Rows start

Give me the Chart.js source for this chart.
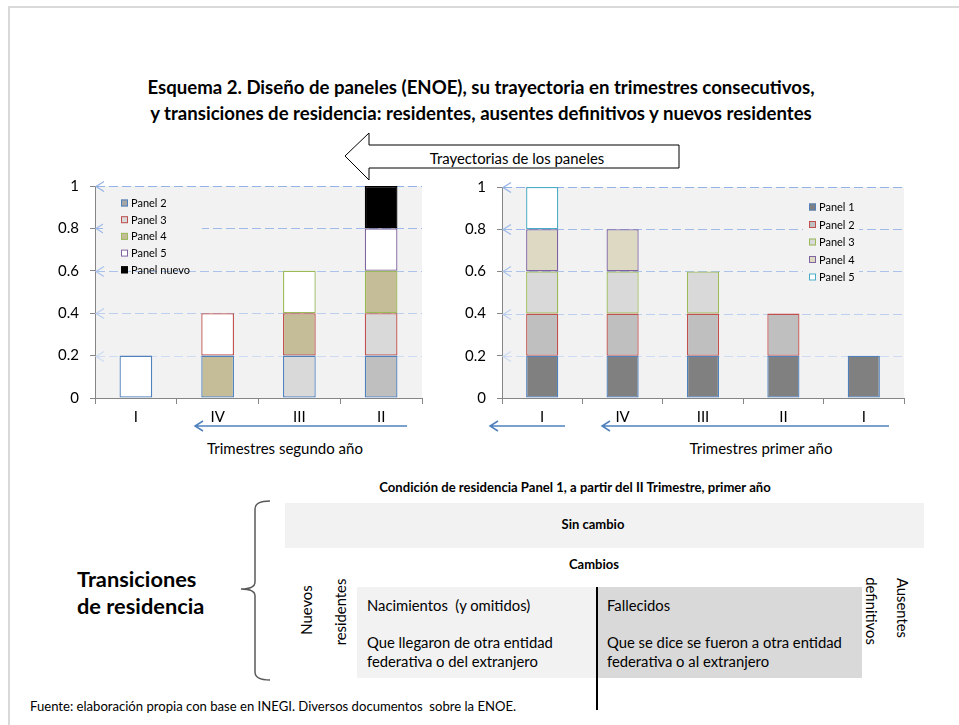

Rows end
Rows start

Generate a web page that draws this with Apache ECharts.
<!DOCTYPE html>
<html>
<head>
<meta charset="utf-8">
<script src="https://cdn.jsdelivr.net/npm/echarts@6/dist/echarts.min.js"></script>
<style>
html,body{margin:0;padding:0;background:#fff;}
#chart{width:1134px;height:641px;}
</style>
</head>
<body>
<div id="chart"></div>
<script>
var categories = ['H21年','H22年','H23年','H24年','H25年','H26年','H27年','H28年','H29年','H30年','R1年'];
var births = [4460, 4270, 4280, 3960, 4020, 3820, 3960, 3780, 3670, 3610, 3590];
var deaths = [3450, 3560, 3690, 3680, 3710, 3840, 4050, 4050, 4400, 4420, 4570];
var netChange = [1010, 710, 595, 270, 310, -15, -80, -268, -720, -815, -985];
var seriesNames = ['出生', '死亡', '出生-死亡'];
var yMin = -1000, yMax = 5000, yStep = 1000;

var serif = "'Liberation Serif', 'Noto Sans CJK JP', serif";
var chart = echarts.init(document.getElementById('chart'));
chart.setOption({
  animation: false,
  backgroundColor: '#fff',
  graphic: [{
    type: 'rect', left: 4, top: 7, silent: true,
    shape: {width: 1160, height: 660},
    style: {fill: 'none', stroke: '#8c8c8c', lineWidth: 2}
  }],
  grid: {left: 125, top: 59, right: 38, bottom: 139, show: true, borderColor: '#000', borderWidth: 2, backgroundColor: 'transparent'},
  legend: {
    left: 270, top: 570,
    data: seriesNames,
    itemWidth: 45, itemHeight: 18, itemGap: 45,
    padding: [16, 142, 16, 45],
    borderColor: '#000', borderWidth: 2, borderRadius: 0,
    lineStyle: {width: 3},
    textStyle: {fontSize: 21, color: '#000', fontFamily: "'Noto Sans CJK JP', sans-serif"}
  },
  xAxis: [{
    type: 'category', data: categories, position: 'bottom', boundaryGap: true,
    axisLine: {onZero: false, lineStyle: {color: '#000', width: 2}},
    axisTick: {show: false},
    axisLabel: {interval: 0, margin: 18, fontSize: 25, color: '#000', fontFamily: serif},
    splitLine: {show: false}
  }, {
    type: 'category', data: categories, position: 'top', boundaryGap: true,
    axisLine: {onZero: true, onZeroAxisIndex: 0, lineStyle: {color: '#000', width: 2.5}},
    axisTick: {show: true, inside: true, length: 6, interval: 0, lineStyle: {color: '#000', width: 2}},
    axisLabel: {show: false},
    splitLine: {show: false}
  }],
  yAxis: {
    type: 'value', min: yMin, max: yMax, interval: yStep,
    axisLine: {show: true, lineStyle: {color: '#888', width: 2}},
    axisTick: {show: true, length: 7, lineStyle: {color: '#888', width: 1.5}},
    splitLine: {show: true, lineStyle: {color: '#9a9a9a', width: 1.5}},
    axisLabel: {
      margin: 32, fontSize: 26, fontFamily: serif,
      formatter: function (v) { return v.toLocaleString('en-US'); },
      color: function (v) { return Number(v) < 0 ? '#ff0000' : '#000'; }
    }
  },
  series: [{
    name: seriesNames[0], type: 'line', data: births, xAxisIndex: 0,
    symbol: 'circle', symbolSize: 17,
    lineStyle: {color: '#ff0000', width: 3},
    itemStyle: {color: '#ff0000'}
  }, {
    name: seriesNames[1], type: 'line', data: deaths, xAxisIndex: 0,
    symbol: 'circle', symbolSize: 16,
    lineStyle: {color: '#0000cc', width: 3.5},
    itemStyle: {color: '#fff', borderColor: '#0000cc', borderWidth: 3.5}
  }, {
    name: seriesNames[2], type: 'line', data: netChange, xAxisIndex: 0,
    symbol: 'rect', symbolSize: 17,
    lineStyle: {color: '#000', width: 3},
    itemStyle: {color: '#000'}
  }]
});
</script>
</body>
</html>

Rows end

*Required task*:
Take the line that contains "Generate a web", the line that contains "var yMin = -1000, yMax = 5000, yStep = 1000;", and all lines between, and give them again exactly; include no other line.

*Exercise result*:
Generate a web page that draws this with Apache ECharts.
<!DOCTYPE html>
<html>
<head>
<meta charset="utf-8">
<script src="https://cdn.jsdelivr.net/npm/echarts@6/dist/echarts.min.js"></script>
<style>
html,body{margin:0;padding:0;background:#fff;}
#chart{width:1134px;height:641px;}
</style>
</head>
<body>
<div id="chart"></div>
<script>
var categories = ['H21年','H22年','H23年','H24年','H25年','H26年','H27年','H28年','H29年','H30年','R1年'];
var births = [4460, 4270, 4280, 3960, 4020, 3820, 3960, 3780, 3670, 3610, 3590];
var deaths = [3450, 3560, 3690, 3680, 3710, 3840, 4050, 4050, 4400, 4420, 4570];
var netChange = [1010, 710, 595, 270, 310, -15, -80, -268, -720, -815, -985];
var seriesNames = ['出生', '死亡', '出生-死亡'];
var yMin = -1000, yMax = 5000, yStep = 1000;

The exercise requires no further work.